Brook parle des êtres, de nous, jeunes et vieux, sans jamais oublier le théâtre ! L’acteur qui, en jouant, s’appuie sur « la résonance » des mots pour la faire entendre et la partager à l’extérieur avec le public. A la résonance du dedans qui est propre aux amoureux des mots shakespeariens s’en ajoute, chez lui, une autre, seconde, la résonance dirigée vers le dehors ! Les grands acteurs « laissent vivre la résonance pour partager l’art » car c’est ce gisement personnel qu’ils découvrent, qui se trouve à l’origine de l’impact produit par les grands comédiens. Et Brook évoque « la résonance » du fameux « Never, never, never, never » de Lear que Paul Scofield, son Lear de légende, ne disait jamais de la même manière. Mais, chaque fois, nous entendions l’écho de sa résonance propre que la voix dévoilait ! Et, aujourd’hui encore, je me souviens de la réplique entendue il y a plus d’une demi-siècle à Bucarest : « Maintenant je sais faire la différence entre un être vivant et un être mort », conclusion de l’égarement de Lear que Scofield murmurait en se penchant sur Diana Rigg, sa Cordélia d’alors. Résonance qui se réverbère encore dans le spectateur que suis encore. Non pas une image, mais une voix. Voix que Brook érige ces temps-ci en noyau irradiant de son « théâtre pour l’oreille » auquel il consacre son dernier ouvrage… le filet d’une voix qui ne meurt pas ! Il survit à l’ombre du silence !
Brook continue à faire confiance au théâtre comme occasion « d’être ensemble », évoque, en citant Picasso, ce qui l’a séduit depuis toujours, « le mouvement qui engendre le mouvement », pour conclure son propos par dire que le succès véritable d’un spectacle se mesure non pas tant par les applaudissements, mais par » le silence vibrant, le silence qui résonne « de la salle toute entière.
En douceur, il répond aux interrogations formulées par des spectateurs pour se taire ensuite et conclure avec un de ces conseils que seuls les maîtres dispensent : « Apprenez à poser des questions, mais sans toujours chercher des réponses. Gardez en vous-mêmes une question, définitivement, une question en attente de réponse ! » Indissoluble, énigme irrésolue, inoubliable ! Et alors je me rappelle le titre de son dernier spectacle, réalisé avec Marie-Hélène Estienne, « Why », « Pourquoi ? ». « This is the question » me dis-je en me souvenant les mots du prince danois !

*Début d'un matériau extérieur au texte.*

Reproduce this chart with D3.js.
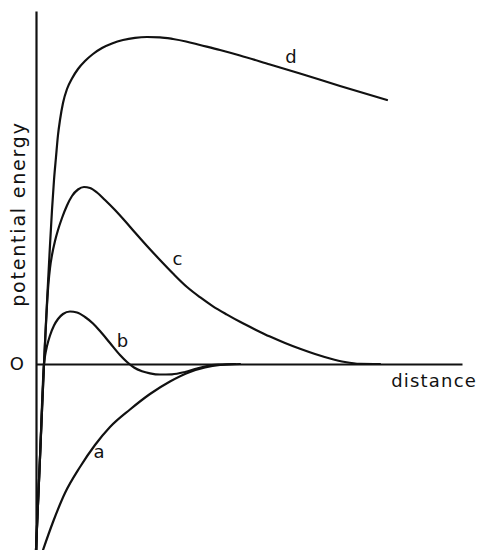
<!DOCTYPE html>
<html>
<head>
<meta charset="utf-8">
<script src="https://cdn.jsdelivr.net/npm/d3@7"></script>
<style>
  html, body { margin: 0; padding: 0; background: #fff; }
  svg { display: block; }
  .lbl { font-family: "DejaVu Sans", sans-serif; fill: #111; }
</style>
</head>
<body>
<svg id="chart" width="479" height="550"></svg>
<script>
// Potential energy versus separation distance, four interaction curves.
// Each series is a list of [distance, energy] pairs in arbitrary units.

// shared steep repulsive wall at very short range
const wall = [[0, -18.6], [0.4, -9.35], [0.8, 0]];

const curveA = [[0.7, -18.6], [1.7, -15.8], [2.9, -12.9], [4.4, -10.3], [5.9, -8.1], [7.4, -6.3],
  [9.4, -4.55], [11.4, -3.0], [13.4, -1.75], [15.4, -0.8], [16.9, -0.35], [18.4, -0.1], [20.4, 0]];

const curveB = wall.concat([[0.9, 0.8], [1.1, 1.8], [1.4, 2.85], [1.8, 3.85], [2.2, 4.5],
  [2.7, 5.0], [3.4, 5.25], [4.1, 5.15], [4.9, 4.7], [5.7, 4.05], [6.4, 3.3], [7.4, 2.1],
  [8.4, 0.9], [9.1, 0.2], [9.8, -0.35], [10.6, -0.72], [11.4, -0.93], [12.4, -1.05],
  [13.6, -1.03], [14.9, -0.8], [16.1, -0.45], [17.1, -0.2], [18.4, -0.06], [19.9, 0]]);

const curveC = wall.concat([[0.95, 3.1], [1.1, 5.9], [1.25, 8.1], [1.4, 9.6], [1.6, 10.9],
  [1.9, 12.3], [2.2, 13.4], [2.6, 14.6], [3.1, 15.85], [3.6, 16.8], [4.2, 17.45], [4.8, 17.7],
  [5.4, 17.6], [6.1, 17.15], [6.9, 16.4], [7.9, 15.4], [8.9, 14.3], [9.9, 13.15], [11.1, 11.8],
  [12.4, 10.4], [13.7, 9.05], [15.1, 7.7], [16.4, 6.68], [17.7, 5.77], [19.1, 4.94], [20.4, 4.22],
  [21.9, 3.46], [23.4, 2.74], [24.9, 2.1], [26.4, 1.52], [27.9, 1.0], [29.4, 0.55], [30.9, 0.2],
  [32.4, 0.02], [34.4, 0]]);

const curveD = wall.concat([[1.0, 4.2], [1.2, 8.1], [1.4, 11.9], [1.6, 15.4], [1.8, 18.4],
  [2.0, 20.7], [2.2, 22.9], [2.4, 24.4], [2.7, 26.1], [3.1, 27.5], [3.6, 28.55], [4.2, 29.5],
  [4.9, 30.3], [5.7, 31.0], [6.6, 31.6], [7.6, 32.05], [8.7, 32.4], [9.9, 32.62], [11.1, 32.7],
  [12.4, 32.67], [13.7, 32.5], [15.0, 32.25], [16.4, 31.9], [18.4, 31.4], [20.4, 30.85],
  [23.4, 29.95], [26.4, 29.05], [30.4, 27.8], [35.1, 26.4]]);

const seriesNames = ["a", "b", "c", "d"];
const seriesData = [curveA, curveB, curveC, curveD];
// anchor point (distance, energy) for each curve's letter
const labelAnchors = [[6.3, -9.4], [8.65, 1.7], [14.15, 9.9], [25.5, 30.1]];

const originLabel = "O";
const xTitle = "distance";
const yTitle = "potential energy";

const svg = d3.select("#chart");

const x = d3.scaleLinear().domain([0, 42.6]).range([36, 462]);
const y = d3.scaleLinear().domain([-18.6, 35.3]).range([550, 11]);

// vertical axis: bare line, no ticks
const yAxis = svg.append("g")
  .attr("transform", `translate(${x(0)},0)`)
  .call(d3.axisLeft(y).tickValues([]).tickSizeOuter(0));
yAxis.select(".domain").attr("stroke", "#111").attr("stroke-width", 2.2);

// horizontal axis through zero energy
const xAxis = svg.append("g")
  .attr("transform", `translate(0,${y(0)})`)
  .call(d3.axisBottom(x).tickValues([]).tickSizeOuter(0));
xAxis.select(".domain").attr("stroke", "#111").attr("stroke-width", 2.2);

// origin mark on the energy axis
const yTicks = svg.append("g")
  .attr("transform", `translate(${x(0)},0)`)
  .call(d3.axisLeft(y).tickValues([0]).tickSize(0).tickPadding(12).tickFormat(() => originLabel));
yTicks.select(".domain").remove();
yTicks.selectAll("text")
  .attr("class", "lbl")
  .attr("font-size", 18)
  .attr("font-family", "DejaVu Sans, sans-serif")
  .attr("fill", "#111");

const line = d3.line()
  .x(d => x(d[0]))
  .y(d => y(d[1]))
  .curve(d3.curveMonotoneX);

svg.append("g")
  .selectAll("path")
  .data(seriesData)
  .join("path")
  .attr("d", line)
  .attr("fill", "none")
  .attr("stroke", "#111")
  .attr("stroke-width", 2.2)
  .attr("stroke-linejoin", "round")
  .attr("stroke-linecap", "round");

svg.append("g")
  .selectAll("text")
  .data(seriesNames)
  .join("text")
  .attr("class", "lbl")
  .attr("x", (d, i) => x(labelAnchors[i][0]))
  .attr("y", (d, i) => y(labelAnchors[i][1]))
  .attr("text-anchor", "middle")
  .attr("font-size", 18)
  .text(d => d);

svg.append("text")
  .attr("class", "lbl")
  .attr("x", 477)
  .attr("y", 387)
  .attr("text-anchor", "end")
  .attr("font-size", 18)
  .attr("letter-spacing", 1.2)
  .text(xTitle);

svg.append("text")
  .attr("class", "lbl")
  .attr("transform", "translate(25,214) rotate(-90)")
  .attr("text-anchor", "middle")
  .attr("font-size", 19)
  .attr("letter-spacing", 1.8)
  .text(yTitle);
</script>
</body>
</html>
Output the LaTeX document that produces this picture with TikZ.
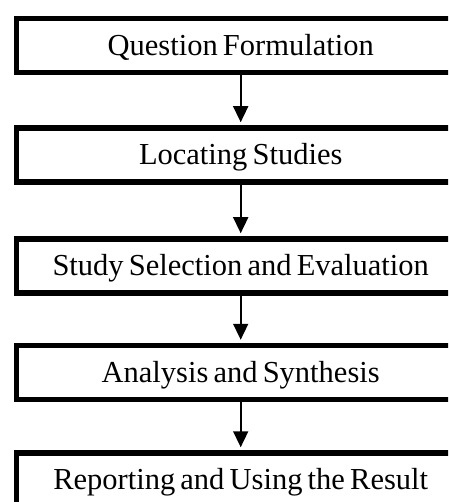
\documentclass[tikz,border=0pt]{standalone}
\usepackage{fontspec}
\setmainfont{Liberation Serif}
\usetikzlibrary{arrows.meta}
\newcommand\stepfont{\fontsize{30.5}{34}\selectfont\spaceskip=0.17em plus 0.05em minus 0.05em\relax}
\tikzset{
  stepbox/.style={draw=black, line width=5.5pt, rectangle, minimum width=448.8pt, minimum height=54pt,
    inner sep=0pt, text height=19.5pt, text depth=0pt, font=\stepfont},
  flowarrow/.style={line width=1.6pt, -{Triangle[width=15pt,length=16pt]}, shorten >=3pt}
}
\begin{document}
\begin{tikzpicture}[x=1pt,y=-1pt]
\useasboundingbox (0,0) rectangle (448,502);
\clip (0,0) rectangle (448,502);
\node[stepbox] (q) at (240.7,45.7) {Question Formulation};
\node[stepbox] (l) at (240.7,155) {Locating Studies};
\node[stepbox] (s) at (240.7,266) {Study Selection and Evaluation};
\node[stepbox] (a) at (240.7,372.5) {Analysis and Synthesis};
\node[stepbox] (r) at (240.7,480) {Reporting and Using the Result};
\draw[flowarrow] (q.south) -- (l.north);
\draw[flowarrow] (l.south) -- (s.north);
\draw[flowarrow] (s.south) -- (a.north);
\draw[flowarrow] (a.south) -- (r.north);
\end{tikzpicture}
\end{document}
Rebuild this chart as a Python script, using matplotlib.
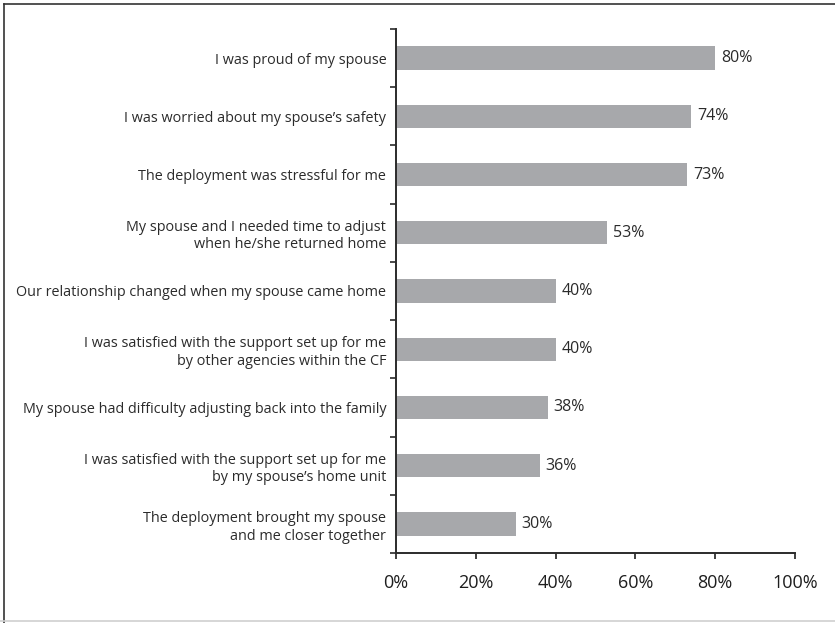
import matplotlib
matplotlib.use("Agg")
import matplotlib.pyplot as plt
from matplotlib.lines import Line2D
from matplotlib.ticker import FixedLocator

statements = [
    "I was proud of my spouse",
    "I was worried about my spouse\u2019s safety",
    "The deployment was stressful for me",
    "My spouse and I needed time to adjust\nwhen he/she returned home",
    "Our relationship changed when my spouse came home",
    "I was satisfied with the support set up for me\nby other agencies within the CF",
    "My spouse had difficulty adjusting back into the family",
    "I was satisfied with the support set up for me\nby my spouse\u2019s home unit",
    "The deployment brought my spouse\nand me closer together",
]
percent = [80, 74, 73, 53, 40, 40, 38, 36, 30]
x_ticks = [0, 20, 40, 60, 80, 100]

TEXT = "#2b2b2b"
BAR = "#a7a8ab"

plt.rcParams["font.family"] = ["Open Sans", "DejaVu Sans"]

fig = plt.figure(figsize=(8.35, 6.23), dpi=100)
ax = fig.add_axes([0.4743, 0.1124, 0.4778, 0.8411])

pos = list(range(len(statements)))
ax.barh(pos, percent, height=0.4, color=BAR, edgecolor="none")
for y, v in zip(pos, percent):
    ax.text(v + 1.5, y, f"{v}%", va="center", ha="left", fontsize=11.5, color=TEXT)

ax.set_xlim(0, 100)
ax.set_ylim(len(statements) - 0.5, -0.5)
ax.set_xticks(x_ticks)
ax.set_xticklabels([f"{t}%" for t in x_ticks], fontsize=13, color="#1e1e1e")
ax.tick_params(axis="x", direction="out", length=4, width=1.2, pad=11, colors="#1e1e1e")

ax.set_yticks(pos)
ax.set_yticklabels(statements, fontsize=10.4, color=TEXT, linespacing=1.25)
ax.tick_params(axis="y", which="major", length=0, pad=7)
ax.yaxis.set_minor_locator(FixedLocator([p - 0.5 for p in range(len(statements) + 1)]))
ax.tick_params(axis="y", which="minor", direction="out", length=4, width=1.2, color=TEXT)

for side in ("top", "right"):
    ax.spines[side].set_visible(False)
for side in ("left", "bottom"):
    ax.spines[side].set_linewidth(1.4)
    ax.spines[side].set_color(TEXT)

# outer frame lines
fig.add_artist(Line2D([0.005, 0.005], [0.0, 0.994], transform=fig.transFigure, color="#333333", lw=1.2))
fig.add_artist(Line2D([0.005, 1.0], [0.994, 0.994], transform=fig.transFigure, color="#333333", lw=1.2))
fig.add_artist(Line2D([0.0, 1.0], [0.003, 0.003], transform=fig.transFigure, color="#d0d0d0", lw=1.2))

fig.savefig("out.png", dpi=100)
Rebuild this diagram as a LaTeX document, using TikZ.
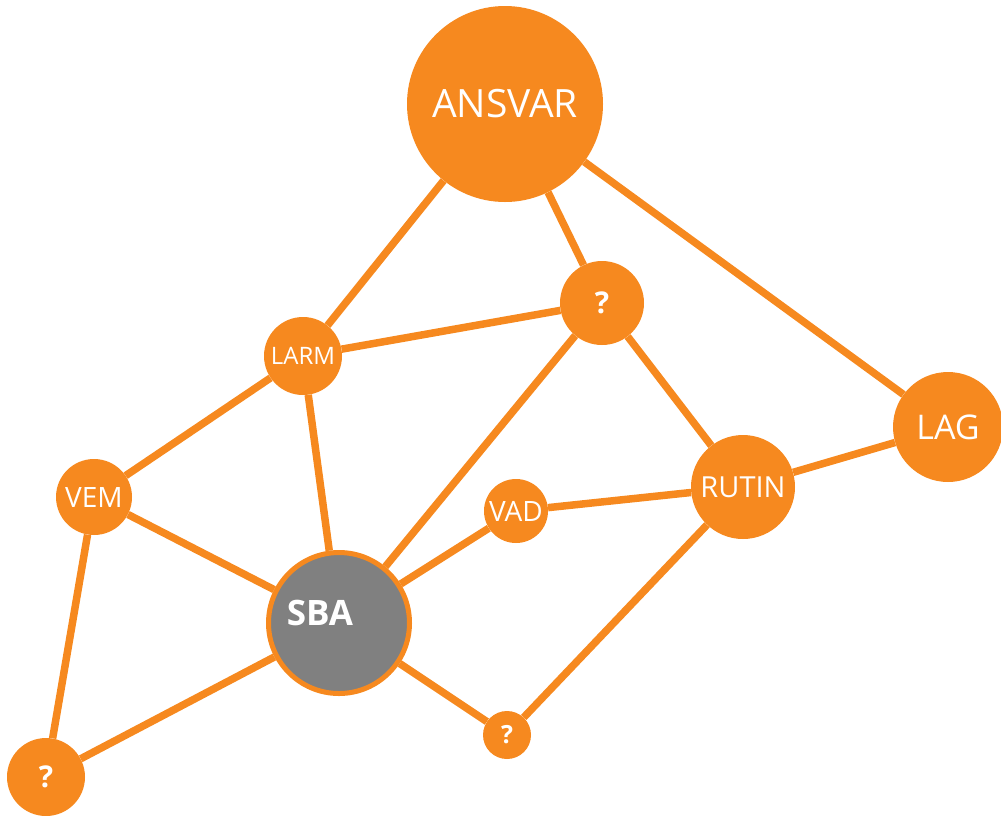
\documentclass[tikz,border=0pt]{standalone}
\usepackage{fontspec}
\setmainfont{Open Sans}
\definecolor{netorange}{RGB}{246,137,31}
\definecolor{netgray}{RGB}{128,128,128}
\tikzset{
  topic/.style={circle, fill=netorange, inner sep=0pt, text=white},
  link/.style={draw=netorange, line width=7.5pt},
}
\begin{document}
\begin{tikzpicture}[x=1pt, y=-1pt] % {{{
\useasboundingbox (0,0) rectangle (1001,815);
\begin{scope} % Noder {{{
\node[topic, minimum size=196pt, font=\fontsize{39}{42}\selectfont] at (505,104) (ansvar) {ANSVAR};
\node[topic, minimum size=84pt, font=\bfseries\fontsize{30}{32}\selectfont] at (602,303) (fragaA) {?};
\node[topic, minimum size=78pt, font=\fontsize{24}{27}\selectfont] at (303,356) (larm) {LARM};
\node[topic, minimum size=110pt, font=\fontsize{34}{36}\selectfont] at (948,427) (lag) {LAG};
\node[topic, minimum size=104pt, font=\fontsize{29}{32}\selectfont] at (743,487) (rutin) {RUTIN};
\node[topic, minimum size=76pt, font=\fontsize{28}{30}\selectfont] at (94,497) (vem) {VEM};
\node[topic, minimum size=64pt, font=\fontsize{28}{30}\selectfont] at (516,511) (vad) {VAD};
\node[topic, minimum size=48pt, font=\bfseries\fontsize{25}{28}\selectfont] at (507,735) (fragaB) {?};
\node[topic, minimum size=78pt, font=\bfseries\fontsize{30}{32}\selectfont] at (46,777) (fragaC) {?};
\node[circle, fill=netgray, draw=netorange, line width=5pt, inner sep=0pt, minimum size=141pt] at (339,623) (sba) {};
\node[text=white, font=\bfseries\fontsize{35}{37}\selectfont] at (320,613) (sbatext) {SBA};
\end{scope} % }}}
\begin{scope} % Kanter {{{
\draw[link] (ansvar) -- (larm);
\draw[link] (ansvar) -- (fragaA);
\draw[link] (ansvar) -- (lag);
\draw[link] (larm) -- (fragaA);
\draw[link] (larm) -- (vem);
\draw[link] (larm) -- (sba);
\draw[link] (fragaA) -- (sba);
\draw[link] (fragaA) -- (rutin);
\draw[link] (lag) -- (rutin);
\draw[link] (rutin) -- (vad);
\draw[link] (rutin) -- (fragaB);
\draw[link] (vad) -- (sba);
\draw[link] (vem) -- (sba);
\draw[link] (vem) -- (fragaC);
\draw[link] (sba) -- (fragaC);
\draw[link] (sba) -- (fragaB);
\end{scope} % }}}
\end{tikzpicture} % }}}
\end{document}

Puis, il se lève et, de nouveau aidé, prend place au premier rang de ce théâtre magique, les Bouffes du Nord, et, parmi nous, il assiste à « la résonance de la Tempête », texte qui l’a accompagné toute une vie ! A ses débuts en Angleterre, puis à l’époque de l’errance en 68 et lors de l’installation dans les ruines des Bouffes, pour y faire retour dans les années 😯 où son grand partenaire d’alors Sotiguy Kouyaté jouait un Prospéro africain plus à même de se livrer à des opérations de magie qu’un acteur occidental ! Aujourd’hui sur le plateau nous identifions des traces éparses du parcours comme sur le chemin d’un conte réputé : le petit bateau rouge dont jadis l’ancien Ariel était paré, un tapis usé qui renvoie à la Cerisaie et à la Conférence des oiseaux, les bâtons de bambou, alliés du premier jour…, je les regarde et je me souviens ! Du coin de l’œil je remarque Peter et Marie-Hélène assis, l’un à côté de l’autre, qui avancent ensemble sur la voie du théâtre, tels Œdipe et Antigone !
Cette Tempête est un condensé de l’esthétique brookienne constituée à travers le temps aux Bouffes… loin de Stratford ! Ici on retrouve la présence du « naïf » qui illumine l’art de Peter et séduit un public « enchanté », public auquel le théâtre offre la version concentrée, non pas amputée, de la dernière pièce de Shakespeare. « On peut abréger pour mieux rappeler la pièce », conclut Brook en légitimant les réductions opérées. Le plaisir du jeu et la persistance de l’enfance sont là. Brancusi disait : « quand on a cessé d’être enfant on a cessé d’être artiste ». Au terme de ces soirées uniques, je me souviens d’une rencontre avec Peter qui, à propos du « théâtre testamentaire », me répondait : « Il faut que le testament soit gai » ! Sans pose, ni rhétorique ! Et à la fin, entouré des acteurs, communauté pluriethnique, pareille au vol des oiseaux qui dans la Conférence… se dirigeait vers l’horizon ultime, le Simorg, Brook se lève et recroquevillé, en compagnie de Marie-Hélène, quitte la scène, les Bouffes ! Quel effort avait-il consenti pour nous ! Quel apaisement a-t-il engendré ! Et, en sortant, nous savons qu’une pareille soirée « résonnera » longtemps en nous, ses témoins qui, comme le demandait Tchekhov, « sourient à travers les larmes ».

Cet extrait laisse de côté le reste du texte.